(Data records)
|---|
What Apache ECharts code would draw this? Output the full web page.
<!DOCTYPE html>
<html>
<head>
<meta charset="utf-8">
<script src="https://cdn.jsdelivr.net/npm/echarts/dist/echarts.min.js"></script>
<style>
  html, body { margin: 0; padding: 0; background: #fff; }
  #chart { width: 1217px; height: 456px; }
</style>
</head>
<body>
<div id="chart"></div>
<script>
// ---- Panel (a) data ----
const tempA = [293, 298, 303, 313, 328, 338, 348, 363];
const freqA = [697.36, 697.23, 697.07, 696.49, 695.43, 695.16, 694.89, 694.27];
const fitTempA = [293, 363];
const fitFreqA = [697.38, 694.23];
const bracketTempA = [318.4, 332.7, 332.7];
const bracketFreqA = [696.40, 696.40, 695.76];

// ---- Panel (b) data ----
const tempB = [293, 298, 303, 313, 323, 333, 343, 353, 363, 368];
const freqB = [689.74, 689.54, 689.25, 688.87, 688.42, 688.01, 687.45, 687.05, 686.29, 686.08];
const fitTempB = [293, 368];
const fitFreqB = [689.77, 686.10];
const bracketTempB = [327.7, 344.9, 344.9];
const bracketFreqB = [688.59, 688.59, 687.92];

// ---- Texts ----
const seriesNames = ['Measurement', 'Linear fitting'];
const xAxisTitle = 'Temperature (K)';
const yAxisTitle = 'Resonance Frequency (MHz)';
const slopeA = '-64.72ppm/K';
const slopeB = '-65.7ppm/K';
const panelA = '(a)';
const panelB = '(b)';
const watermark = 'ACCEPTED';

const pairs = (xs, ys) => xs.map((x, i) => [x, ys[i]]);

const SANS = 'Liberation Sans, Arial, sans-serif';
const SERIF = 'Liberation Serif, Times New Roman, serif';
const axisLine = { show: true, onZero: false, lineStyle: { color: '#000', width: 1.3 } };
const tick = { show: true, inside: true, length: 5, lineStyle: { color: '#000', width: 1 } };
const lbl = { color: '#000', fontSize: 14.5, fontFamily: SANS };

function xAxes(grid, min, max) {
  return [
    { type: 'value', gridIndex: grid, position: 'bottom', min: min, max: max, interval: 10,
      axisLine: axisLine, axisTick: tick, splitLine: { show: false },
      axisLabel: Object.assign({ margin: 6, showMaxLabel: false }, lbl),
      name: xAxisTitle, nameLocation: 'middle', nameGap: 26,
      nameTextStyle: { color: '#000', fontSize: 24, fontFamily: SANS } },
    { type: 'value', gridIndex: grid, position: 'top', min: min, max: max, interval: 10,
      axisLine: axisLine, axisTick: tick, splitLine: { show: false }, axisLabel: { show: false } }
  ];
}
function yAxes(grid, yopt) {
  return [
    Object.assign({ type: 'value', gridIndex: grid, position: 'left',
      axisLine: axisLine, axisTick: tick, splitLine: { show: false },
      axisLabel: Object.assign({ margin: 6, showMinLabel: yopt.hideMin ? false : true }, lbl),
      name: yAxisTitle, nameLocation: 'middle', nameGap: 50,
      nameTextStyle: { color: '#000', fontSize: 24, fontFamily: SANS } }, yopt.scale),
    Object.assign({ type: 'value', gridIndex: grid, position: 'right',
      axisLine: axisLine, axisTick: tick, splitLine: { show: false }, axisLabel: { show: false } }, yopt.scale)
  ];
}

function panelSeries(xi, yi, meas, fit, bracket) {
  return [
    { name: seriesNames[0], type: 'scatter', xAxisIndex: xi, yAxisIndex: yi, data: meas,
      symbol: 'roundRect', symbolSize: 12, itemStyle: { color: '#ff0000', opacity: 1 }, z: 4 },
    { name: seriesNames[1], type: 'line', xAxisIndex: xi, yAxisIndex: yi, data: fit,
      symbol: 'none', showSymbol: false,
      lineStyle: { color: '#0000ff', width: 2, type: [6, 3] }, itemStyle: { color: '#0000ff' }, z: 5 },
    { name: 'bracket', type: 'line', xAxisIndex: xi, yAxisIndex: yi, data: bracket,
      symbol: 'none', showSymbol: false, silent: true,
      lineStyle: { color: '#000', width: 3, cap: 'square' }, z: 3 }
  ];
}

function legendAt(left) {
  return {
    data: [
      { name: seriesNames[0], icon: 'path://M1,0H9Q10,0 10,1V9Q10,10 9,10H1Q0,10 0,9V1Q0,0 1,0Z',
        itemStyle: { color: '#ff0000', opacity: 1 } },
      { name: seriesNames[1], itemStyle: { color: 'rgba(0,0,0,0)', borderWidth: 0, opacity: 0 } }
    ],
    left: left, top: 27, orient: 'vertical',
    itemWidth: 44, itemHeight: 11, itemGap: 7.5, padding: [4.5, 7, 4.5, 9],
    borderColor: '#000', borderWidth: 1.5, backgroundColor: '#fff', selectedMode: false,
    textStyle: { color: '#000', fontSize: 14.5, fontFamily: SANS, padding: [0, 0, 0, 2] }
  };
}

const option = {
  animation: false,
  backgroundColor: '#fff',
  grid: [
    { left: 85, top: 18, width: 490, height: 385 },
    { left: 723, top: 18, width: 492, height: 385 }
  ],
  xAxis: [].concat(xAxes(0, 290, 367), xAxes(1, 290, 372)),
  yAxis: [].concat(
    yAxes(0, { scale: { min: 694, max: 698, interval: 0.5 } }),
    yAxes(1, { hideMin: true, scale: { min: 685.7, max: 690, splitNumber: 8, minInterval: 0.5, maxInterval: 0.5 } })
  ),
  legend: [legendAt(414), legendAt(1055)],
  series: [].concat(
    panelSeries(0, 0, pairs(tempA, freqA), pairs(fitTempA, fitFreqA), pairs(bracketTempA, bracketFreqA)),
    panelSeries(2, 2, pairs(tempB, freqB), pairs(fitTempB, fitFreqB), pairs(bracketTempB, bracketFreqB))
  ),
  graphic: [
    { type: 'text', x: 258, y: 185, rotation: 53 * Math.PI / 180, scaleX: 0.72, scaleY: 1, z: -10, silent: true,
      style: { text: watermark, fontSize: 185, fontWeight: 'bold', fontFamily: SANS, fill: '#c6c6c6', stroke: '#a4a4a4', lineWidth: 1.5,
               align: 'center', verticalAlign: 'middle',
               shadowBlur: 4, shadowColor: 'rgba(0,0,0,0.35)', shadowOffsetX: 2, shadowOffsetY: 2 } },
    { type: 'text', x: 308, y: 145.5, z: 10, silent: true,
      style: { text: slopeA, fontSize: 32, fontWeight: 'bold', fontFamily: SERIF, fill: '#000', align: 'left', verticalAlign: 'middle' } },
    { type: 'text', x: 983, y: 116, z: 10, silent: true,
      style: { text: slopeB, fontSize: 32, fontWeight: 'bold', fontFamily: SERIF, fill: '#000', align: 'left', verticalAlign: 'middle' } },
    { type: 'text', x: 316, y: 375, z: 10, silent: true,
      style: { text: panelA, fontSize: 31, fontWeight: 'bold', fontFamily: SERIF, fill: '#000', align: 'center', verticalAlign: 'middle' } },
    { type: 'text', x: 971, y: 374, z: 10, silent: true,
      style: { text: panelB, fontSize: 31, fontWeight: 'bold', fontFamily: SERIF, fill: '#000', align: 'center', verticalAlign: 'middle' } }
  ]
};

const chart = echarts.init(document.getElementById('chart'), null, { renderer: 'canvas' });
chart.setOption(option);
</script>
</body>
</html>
|---|
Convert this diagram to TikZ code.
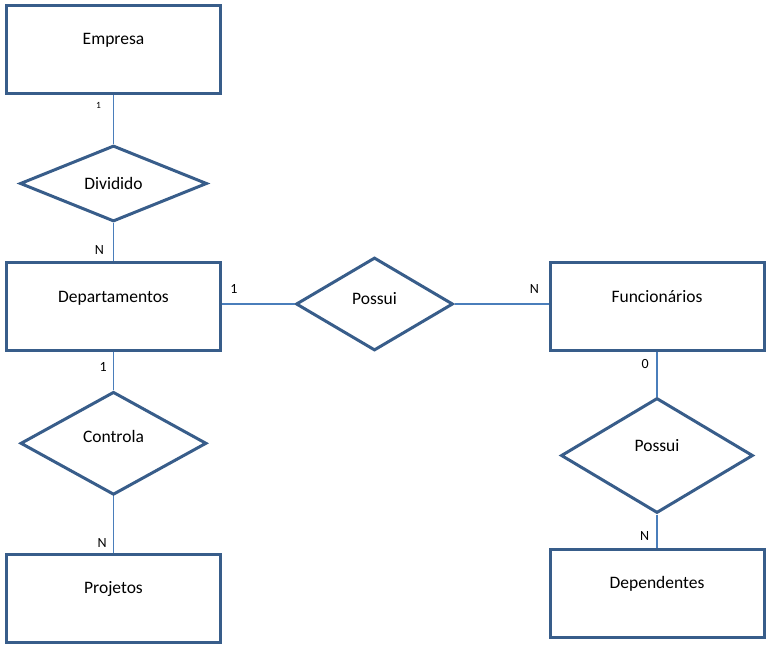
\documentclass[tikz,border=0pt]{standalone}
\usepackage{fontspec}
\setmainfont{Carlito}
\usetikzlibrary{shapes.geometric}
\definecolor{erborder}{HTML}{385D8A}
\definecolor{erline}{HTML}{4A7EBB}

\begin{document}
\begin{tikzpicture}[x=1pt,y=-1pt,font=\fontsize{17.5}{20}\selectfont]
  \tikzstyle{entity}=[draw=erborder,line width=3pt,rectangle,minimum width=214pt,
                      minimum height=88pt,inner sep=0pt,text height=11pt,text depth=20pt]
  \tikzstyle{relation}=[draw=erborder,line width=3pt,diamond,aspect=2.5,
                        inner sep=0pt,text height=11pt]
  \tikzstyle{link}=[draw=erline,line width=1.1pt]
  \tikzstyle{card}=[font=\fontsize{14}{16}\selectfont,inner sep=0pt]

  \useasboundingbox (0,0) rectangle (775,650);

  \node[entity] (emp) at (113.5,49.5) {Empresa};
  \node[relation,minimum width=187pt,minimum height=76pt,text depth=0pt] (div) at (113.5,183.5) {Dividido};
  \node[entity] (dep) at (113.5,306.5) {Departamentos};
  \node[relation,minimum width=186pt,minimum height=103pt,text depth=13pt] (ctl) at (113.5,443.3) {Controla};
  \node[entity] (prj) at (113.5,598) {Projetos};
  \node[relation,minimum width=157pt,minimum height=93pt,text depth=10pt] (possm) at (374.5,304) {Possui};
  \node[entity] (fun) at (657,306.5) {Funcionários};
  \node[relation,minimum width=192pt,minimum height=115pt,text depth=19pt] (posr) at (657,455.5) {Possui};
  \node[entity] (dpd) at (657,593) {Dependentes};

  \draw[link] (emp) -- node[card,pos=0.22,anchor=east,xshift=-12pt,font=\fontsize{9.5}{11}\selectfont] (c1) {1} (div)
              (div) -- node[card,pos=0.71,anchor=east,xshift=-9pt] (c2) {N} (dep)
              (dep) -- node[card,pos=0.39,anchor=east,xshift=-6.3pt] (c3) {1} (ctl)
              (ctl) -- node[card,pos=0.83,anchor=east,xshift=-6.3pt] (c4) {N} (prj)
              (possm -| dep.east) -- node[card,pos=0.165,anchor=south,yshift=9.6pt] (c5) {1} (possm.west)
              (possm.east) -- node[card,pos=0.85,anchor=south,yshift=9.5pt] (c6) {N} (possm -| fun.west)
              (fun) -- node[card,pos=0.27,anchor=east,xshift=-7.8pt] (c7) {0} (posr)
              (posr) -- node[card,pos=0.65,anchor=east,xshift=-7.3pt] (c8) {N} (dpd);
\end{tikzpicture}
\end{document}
|---|
* [EXERCISE AIM]: Copy exactly the part of the material above that opens with the line containing "Convert this diagram to TikZ code." and closes with the line containing "(0,0) rectangle (775,650);", ends included. Drop the images.

* [OUTPUT]:
Convert this diagram to TikZ code.
\documentclass[tikz,border=0pt]{standalone}
\usepackage{fontspec}
\setmainfont{Carlito}
\usetikzlibrary{shapes.geometric}
\definecolor{erborder}{HTML}{385D8A}
\definecolor{erline}{HTML}{4A7EBB}

\begin{document}
\begin{tikzpicture}[x=1pt,y=-1pt,font=\fontsize{17.5}{20}\selectfont]
  \tikzstyle{entity}=[draw=erborder,line width=3pt,rectangle,minimum width=214pt,
                      minimum height=88pt,inner sep=0pt,text height=11pt,text depth=20pt]
  \tikzstyle{relation}=[draw=erborder,line width=3pt,diamond,aspect=2.5,
                        inner sep=0pt,text height=11pt]
  \tikzstyle{link}=[draw=erline,line width=1.1pt]
  \tikzstyle{card}=[font=\fontsize{14}{16}\selectfont,inner sep=0pt]

  \useasboundingbox (0,0) rectangle (775,650);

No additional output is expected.